Does it refer to the input or the output of the activation function?
The literature seems to be inconsistent. A few examples:
Activations = Input of the activation function
- Deep Learning Book, Goodfellow et al., Pages 208, 209
$a^{(k)} = b^{(k)} + W^{(k)}h^{(k-1)}$ […] the activations $a^{(k)}$
- Batch Normalization: Accelerating Deep Network Training by Reducing Internal Covariate Shift, Ioffe et al.
We want to a preserve the information in the network, by
normalizing the activations […] Note that, since we normalize Wu+b, the bias b can be ignored … - http://cs231n.github.io/neural-networks-1/ (describing ReLU)
this one is a common choice and simply thresholds all activations that are below zero to zero
Activations = Output of the activation function
- Binarized Neural Networks: Training Neural Networks with Weights and
Activations Constrained to +1 or −1, Courbariaux et al speaks of pre-activations and activations -
http://cs231n.github.io/neural-networks-1/
h1 = f(np.dot(W1, x) + b1) # calculate first hidden layer activations
h2 = f(np.dot(W2, h1) + b2) # calculate second hidden layer activations
Best Answer
The simplest representation of a neural network is a Multi-Layer Perceptron or MLP. In its simplest form, MLP is just three layers.
An input layer represented by matrix $X \in \mathbb{R}^{N\times d}$ where $N$ is the number of training examples and $d$ is the number of features.
A hidden layer which is usually a ReLU or a logistic sigmoid function. Hidden layer $i$ could be a ReLU function which is represented by $$h_i(x) = \text{ReLU}(x) = max(x, 0)$$ In other words if the input to the ReLU function is negative, the function outputs a $0$. If the inputs x are positive, the ReLU function will output $x$.
The hidden layer feeds into the output layer which is just another function. This function could be squared error function (in the context of regression) or softmax (in the case of multiclass classification). The MLP is complete when you consider the weight and bias matrices but we don't need them for now.
Th activation function is just what the name suggests... a function. In the example above, the activation function for the hidden layer is the ReLU function. The activation function for the output layer was squared error or softmax.
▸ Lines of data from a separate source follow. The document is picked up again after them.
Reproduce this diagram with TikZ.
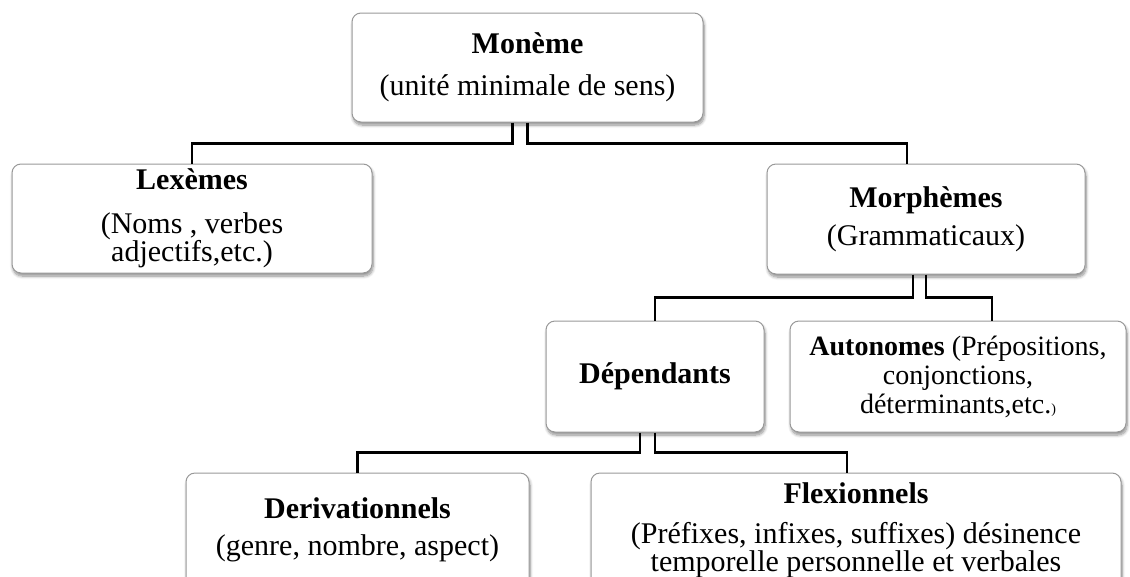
\documentclass[tikz,border=0pt]{standalone}
\usepackage{fontspec}
\setmainfont{Liberation Serif}
\usetikzlibrary{shadows.blur}

\begin{document}
\begin{tikzpicture}[x=1pt,y=-1pt,
  box/.style={draw=black!40, line width=1pt, fill=white, rounded corners=9pt,
    blur shadow={shadow xshift=1pt, shadow yshift=-3pt, shadow opacity=45,
      shadow blur steps=8, shadow blur radius=3pt},
    align=center, inner sep=0pt, font=\fontsize{30}{27}\selectfont},
  lowbox/.style={box, font=\fontsize{30}{25}\selectfont},
  conn/.style={draw=black, line width=2.5pt},
]
\useasboundingbox (0,0) rectangle (1130,576);

% boxes
\node[box, minimum width=351pt, minimum height=109pt] (moneme) at (527.5,67.5)
  {\textbf{Monème}\\[15pt](unité minimale de sens)};
\node[box, minimum width=360pt, minimum height=109pt] (lex) at (192,218.5)
  {\textbf{Lexèmes}\\[17pt](Noms , verbes\\adjectifs,etc.)};
\node[box, minimum width=318pt, minimum height=110pt] (morph) at (926,219)
  {\textbf{Morphèmes}\\[10pt](Grammaticaux)};
\node[box, minimum width=218pt, minimum height=111pt] (dep) at (655,376.5)
  {\textbf{Dépendants}};
\node[box, font=\fontsize{28}{29}\selectfont, minimum width=336pt, minimum height=111pt] (auto) at (958,376.5)
  {\textbf{Autonomes} (Prépositions,\\conjonctions,\\déterminants,etc.{\fontsize{14}{14}\selectfont)}};
\node[lowbox, minimum width=343pt, minimum height=114pt] (deriv) at (357.5,530)
  {\textbf{Derivationnels}\\[12pt](genre, nombre, aspect)};
\node[lowbox, minimum width=530pt, minimum height=114pt] (flex) at (856,530)
  {\textbf{Flexionnels}\\[15pt](Préfixes, infixes, suffixes) désinence\\temporelle personnelle et verbales};

% connectors
\draw[conn] ([xshift=-15pt]moneme.south) -- ++(0,21) -| (lex.north);
\draw[conn] (moneme.south) -- ++(0,21) -| ([xshift=-19pt]morph.north);
\draw[conn] ([xshift=-13pt]morph.south) -- ++(0,23) -| (dep.north);
\draw[conn] (morph.south) -- ++(0,23) -| ([xshift=34pt]auto.north);
\draw[conn] ([xshift=-15pt]dep.south) -- ++(0,20) -| (deriv.north);
\draw[conn] (dep.south) -- ++(0,20) -| ([xshift=-9pt]flex.north);
\end{tikzpicture}
\end{document}
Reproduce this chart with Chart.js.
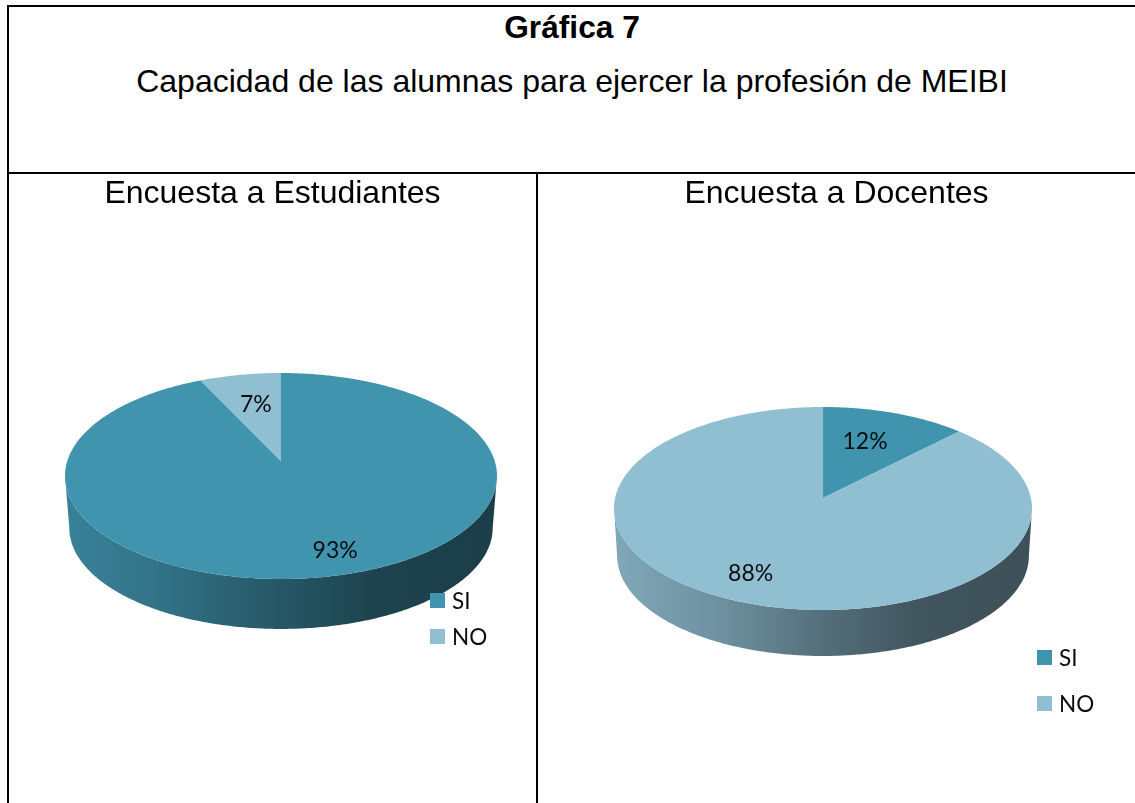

When someone in Machine Learning uses the word $\text{activations}$, they are almost always referring to the output of the activation function. The possible activations in the hidden layer in the example above could only either be a $0$ or a $1$.
Note that the hidden activations (output from the hidden layer) could become input to other activation functions (in this case; the output layer activation functions). Pre-activation is the input to an activation function.
On a final note, I come from a statistics background which is a much older and more developed field. The notation in Statistics is pretty much standard. In machine learning however, the notation and the nomenclature are still evolving so I would not be surprised to see some authors use some terms differently. Context is your best friend when reading machine learning texts.